Good news for anyone who thinks America’s leading telecom companies are too small and powerless — AT&T has agreed to buy Time Warner for more than $85 billion, according to The Wall Street Journal. The deal is is the largest merger of content and distribution since Comcast purchased NBC Universal in 2011.
The merger will provide AT&T with copious content to distribute via its wireless, broadband, and satellite-TV infrastructure. The telecom has been aggressively seeking an entertainment empire to bring under its umbrella, so as to stock an over-the-top video service it hopes to launch by 2017. Acquiring Time Warner gives that video service privileged access to programming from TNT, TBS, CNN, HBO, and Warner Bros.’ film and television studios.

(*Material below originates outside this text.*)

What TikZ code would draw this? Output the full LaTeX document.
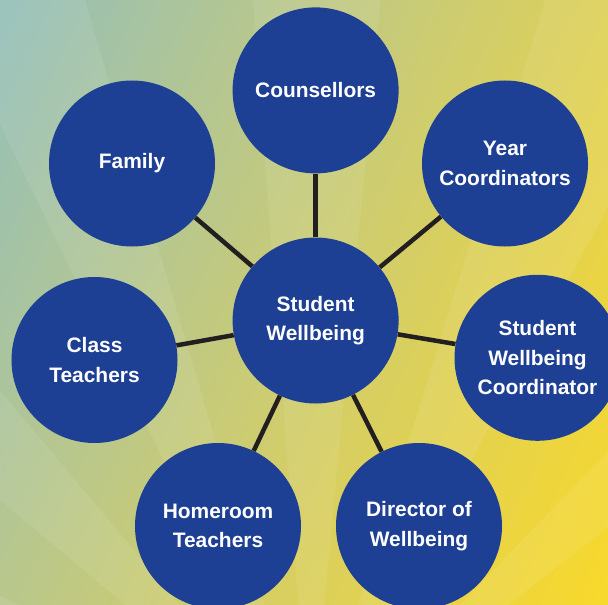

The purchase, then, will be AT&T’s attempt to occupy a profitable place in the age of cord-cutting. As the Journal noted on Friday, Time Warner’s portfolio of news, prestige programming, and high-value sports content is likely to stay in high demand among cable distributors, even if competition from streaming services forces them to shrink their bundles, to bring down monthly fees.
However, that scale could prove the deal’s undoing. Regulators expressed concerns about the Comcast–NBCU deal five years ago. And since then, the appetite for antitrust enforcement — particularly within the Democratic Party — has grown significantly.
Throughout her 2016 campaign, Hillary Clinton has pledged to fight the “excessive concentration” of power within key industries. Whether a Clinton administration would deem AT&T’s ambitions excessive remains to be seen. The telecom giant has donated $196,952 to Clinton’s campaign this cycle, according to Open Secrets.
This post has been updated to reflect confirmation of the deal on Saturday.